» **WHAT IS NEEDED**
Within the data below, state how many lines contain the string "this". Provide the number only.

» **RECORDS SUPPLIED**
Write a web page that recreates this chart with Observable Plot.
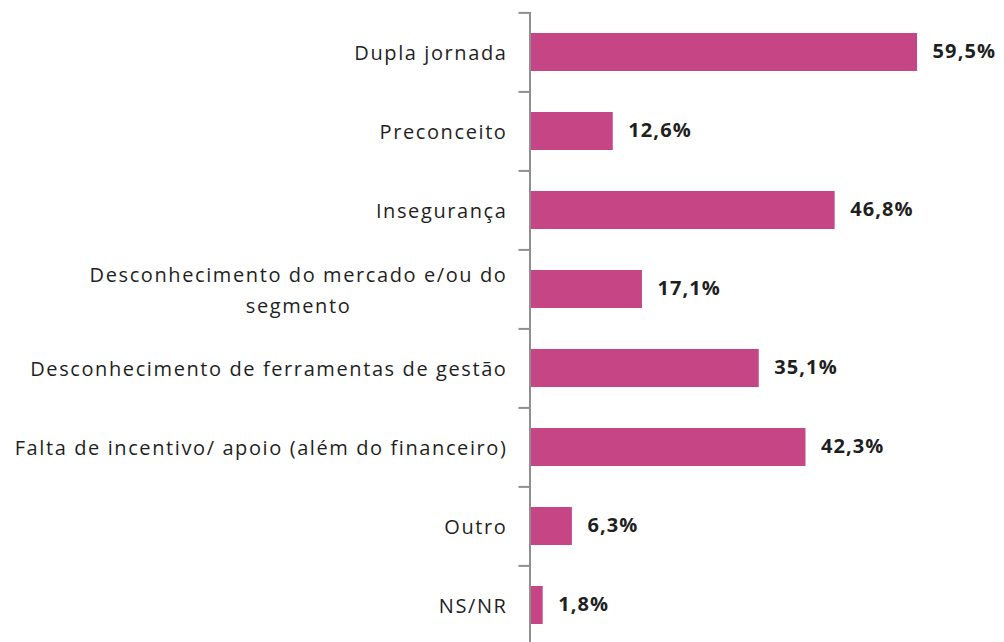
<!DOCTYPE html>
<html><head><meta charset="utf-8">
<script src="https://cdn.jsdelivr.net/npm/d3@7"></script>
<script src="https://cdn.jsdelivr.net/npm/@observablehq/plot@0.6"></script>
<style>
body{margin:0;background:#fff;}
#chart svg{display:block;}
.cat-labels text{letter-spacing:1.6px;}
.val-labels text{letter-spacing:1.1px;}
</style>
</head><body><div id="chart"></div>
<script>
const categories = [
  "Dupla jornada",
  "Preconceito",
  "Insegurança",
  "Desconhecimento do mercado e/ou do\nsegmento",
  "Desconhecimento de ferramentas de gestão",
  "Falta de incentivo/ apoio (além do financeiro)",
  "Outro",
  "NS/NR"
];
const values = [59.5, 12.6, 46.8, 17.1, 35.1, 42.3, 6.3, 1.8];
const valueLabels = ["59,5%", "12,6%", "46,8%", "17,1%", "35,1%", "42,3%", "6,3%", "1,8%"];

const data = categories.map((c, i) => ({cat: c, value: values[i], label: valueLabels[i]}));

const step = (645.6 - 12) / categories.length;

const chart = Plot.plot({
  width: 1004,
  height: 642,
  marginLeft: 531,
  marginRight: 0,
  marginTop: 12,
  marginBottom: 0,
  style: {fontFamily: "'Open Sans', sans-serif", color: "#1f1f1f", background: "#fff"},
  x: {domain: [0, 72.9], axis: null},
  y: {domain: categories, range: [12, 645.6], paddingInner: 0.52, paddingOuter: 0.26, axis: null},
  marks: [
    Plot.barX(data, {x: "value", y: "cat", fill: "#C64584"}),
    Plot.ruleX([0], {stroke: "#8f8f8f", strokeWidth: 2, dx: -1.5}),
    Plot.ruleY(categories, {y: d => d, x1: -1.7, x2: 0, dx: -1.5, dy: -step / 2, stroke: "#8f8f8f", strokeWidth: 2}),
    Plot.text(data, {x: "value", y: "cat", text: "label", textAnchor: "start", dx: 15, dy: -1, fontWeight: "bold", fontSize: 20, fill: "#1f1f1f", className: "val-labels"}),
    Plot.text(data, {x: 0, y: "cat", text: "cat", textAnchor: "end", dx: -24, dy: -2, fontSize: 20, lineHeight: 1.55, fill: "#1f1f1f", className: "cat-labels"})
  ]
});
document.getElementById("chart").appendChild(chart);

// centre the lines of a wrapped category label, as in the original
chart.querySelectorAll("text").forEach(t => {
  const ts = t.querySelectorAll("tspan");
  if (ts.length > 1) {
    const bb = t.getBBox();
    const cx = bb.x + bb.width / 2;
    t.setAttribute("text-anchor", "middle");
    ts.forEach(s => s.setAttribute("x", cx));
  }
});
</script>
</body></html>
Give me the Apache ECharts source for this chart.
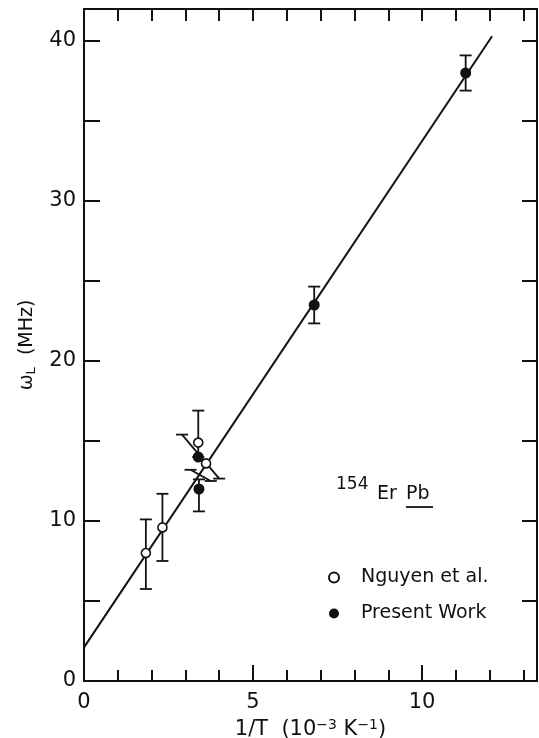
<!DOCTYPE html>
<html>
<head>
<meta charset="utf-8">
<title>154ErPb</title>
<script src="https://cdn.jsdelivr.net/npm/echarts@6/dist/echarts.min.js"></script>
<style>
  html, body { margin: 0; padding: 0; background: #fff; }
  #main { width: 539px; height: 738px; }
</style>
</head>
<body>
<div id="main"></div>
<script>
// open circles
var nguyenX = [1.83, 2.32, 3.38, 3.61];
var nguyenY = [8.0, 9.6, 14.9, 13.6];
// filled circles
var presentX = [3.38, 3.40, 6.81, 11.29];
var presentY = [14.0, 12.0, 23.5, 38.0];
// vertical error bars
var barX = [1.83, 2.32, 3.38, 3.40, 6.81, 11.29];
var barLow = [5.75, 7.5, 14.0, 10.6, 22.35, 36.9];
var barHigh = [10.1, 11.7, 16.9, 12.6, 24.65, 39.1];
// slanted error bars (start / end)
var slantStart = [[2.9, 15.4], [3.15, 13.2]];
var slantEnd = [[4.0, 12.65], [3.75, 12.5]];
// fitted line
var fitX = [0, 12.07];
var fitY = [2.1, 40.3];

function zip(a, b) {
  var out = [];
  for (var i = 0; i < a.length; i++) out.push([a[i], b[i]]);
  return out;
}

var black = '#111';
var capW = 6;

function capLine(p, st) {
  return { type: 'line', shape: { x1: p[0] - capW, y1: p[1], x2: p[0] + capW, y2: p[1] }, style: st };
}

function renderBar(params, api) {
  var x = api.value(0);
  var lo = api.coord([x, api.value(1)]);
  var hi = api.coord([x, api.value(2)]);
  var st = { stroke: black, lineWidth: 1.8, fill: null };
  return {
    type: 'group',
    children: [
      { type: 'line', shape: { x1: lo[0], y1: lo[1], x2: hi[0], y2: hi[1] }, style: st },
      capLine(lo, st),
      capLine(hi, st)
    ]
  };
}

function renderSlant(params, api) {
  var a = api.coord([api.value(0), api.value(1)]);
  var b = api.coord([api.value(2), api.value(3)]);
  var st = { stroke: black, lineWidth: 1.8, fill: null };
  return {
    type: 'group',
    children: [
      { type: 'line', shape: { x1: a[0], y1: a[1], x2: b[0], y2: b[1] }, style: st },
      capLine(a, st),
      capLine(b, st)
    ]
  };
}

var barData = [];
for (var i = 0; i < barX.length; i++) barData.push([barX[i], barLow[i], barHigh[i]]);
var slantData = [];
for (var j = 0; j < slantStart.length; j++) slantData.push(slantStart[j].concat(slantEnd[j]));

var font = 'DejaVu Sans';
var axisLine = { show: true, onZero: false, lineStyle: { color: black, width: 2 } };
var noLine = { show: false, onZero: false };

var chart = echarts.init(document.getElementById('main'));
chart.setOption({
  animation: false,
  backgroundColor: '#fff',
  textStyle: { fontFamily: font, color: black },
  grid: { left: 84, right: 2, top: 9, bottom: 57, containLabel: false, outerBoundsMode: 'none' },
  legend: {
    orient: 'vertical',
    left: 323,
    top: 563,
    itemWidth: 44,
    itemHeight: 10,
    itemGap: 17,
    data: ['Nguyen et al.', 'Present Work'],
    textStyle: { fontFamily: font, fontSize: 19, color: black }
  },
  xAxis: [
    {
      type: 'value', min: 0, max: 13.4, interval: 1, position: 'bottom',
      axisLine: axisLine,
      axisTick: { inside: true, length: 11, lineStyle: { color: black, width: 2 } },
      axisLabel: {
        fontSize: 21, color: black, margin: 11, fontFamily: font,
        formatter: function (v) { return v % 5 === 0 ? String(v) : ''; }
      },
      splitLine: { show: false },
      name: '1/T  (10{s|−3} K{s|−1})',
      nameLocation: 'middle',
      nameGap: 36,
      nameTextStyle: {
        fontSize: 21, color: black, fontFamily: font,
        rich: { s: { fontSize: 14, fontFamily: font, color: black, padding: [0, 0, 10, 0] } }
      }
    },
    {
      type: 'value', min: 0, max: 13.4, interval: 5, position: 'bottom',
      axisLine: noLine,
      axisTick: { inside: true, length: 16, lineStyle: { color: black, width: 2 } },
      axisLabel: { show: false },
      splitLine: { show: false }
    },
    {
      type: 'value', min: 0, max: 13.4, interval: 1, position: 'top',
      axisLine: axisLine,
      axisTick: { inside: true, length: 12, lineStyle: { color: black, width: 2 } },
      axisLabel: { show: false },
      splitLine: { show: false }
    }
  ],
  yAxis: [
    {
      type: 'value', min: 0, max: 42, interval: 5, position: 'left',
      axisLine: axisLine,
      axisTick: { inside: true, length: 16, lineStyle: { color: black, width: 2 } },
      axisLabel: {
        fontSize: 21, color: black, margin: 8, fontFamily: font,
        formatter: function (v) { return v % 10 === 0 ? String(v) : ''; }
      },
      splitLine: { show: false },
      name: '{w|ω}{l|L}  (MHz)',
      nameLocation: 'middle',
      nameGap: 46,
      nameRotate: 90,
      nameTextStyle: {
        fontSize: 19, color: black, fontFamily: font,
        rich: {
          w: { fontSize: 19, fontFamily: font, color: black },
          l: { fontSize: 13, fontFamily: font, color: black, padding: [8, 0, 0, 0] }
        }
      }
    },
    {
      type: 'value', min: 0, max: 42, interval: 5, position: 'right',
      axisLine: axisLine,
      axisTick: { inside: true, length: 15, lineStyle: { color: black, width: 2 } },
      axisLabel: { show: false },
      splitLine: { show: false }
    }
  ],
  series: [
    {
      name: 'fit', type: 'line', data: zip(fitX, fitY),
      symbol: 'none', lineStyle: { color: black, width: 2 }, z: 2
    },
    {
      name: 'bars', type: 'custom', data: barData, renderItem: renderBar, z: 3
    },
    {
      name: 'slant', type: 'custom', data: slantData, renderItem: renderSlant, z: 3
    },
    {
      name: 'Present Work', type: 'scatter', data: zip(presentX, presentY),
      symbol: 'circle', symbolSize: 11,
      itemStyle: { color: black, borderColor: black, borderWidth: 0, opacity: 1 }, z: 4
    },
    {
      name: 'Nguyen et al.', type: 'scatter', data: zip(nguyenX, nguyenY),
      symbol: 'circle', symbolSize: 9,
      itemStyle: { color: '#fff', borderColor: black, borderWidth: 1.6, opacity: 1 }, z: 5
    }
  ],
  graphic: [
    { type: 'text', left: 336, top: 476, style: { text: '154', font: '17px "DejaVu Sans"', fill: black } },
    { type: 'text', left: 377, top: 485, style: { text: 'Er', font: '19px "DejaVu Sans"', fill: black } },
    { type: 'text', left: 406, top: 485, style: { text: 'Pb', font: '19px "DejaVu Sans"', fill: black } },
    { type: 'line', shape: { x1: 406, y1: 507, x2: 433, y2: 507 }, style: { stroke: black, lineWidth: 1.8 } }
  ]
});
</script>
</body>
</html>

» **RESPONSE TO THE TASK**
2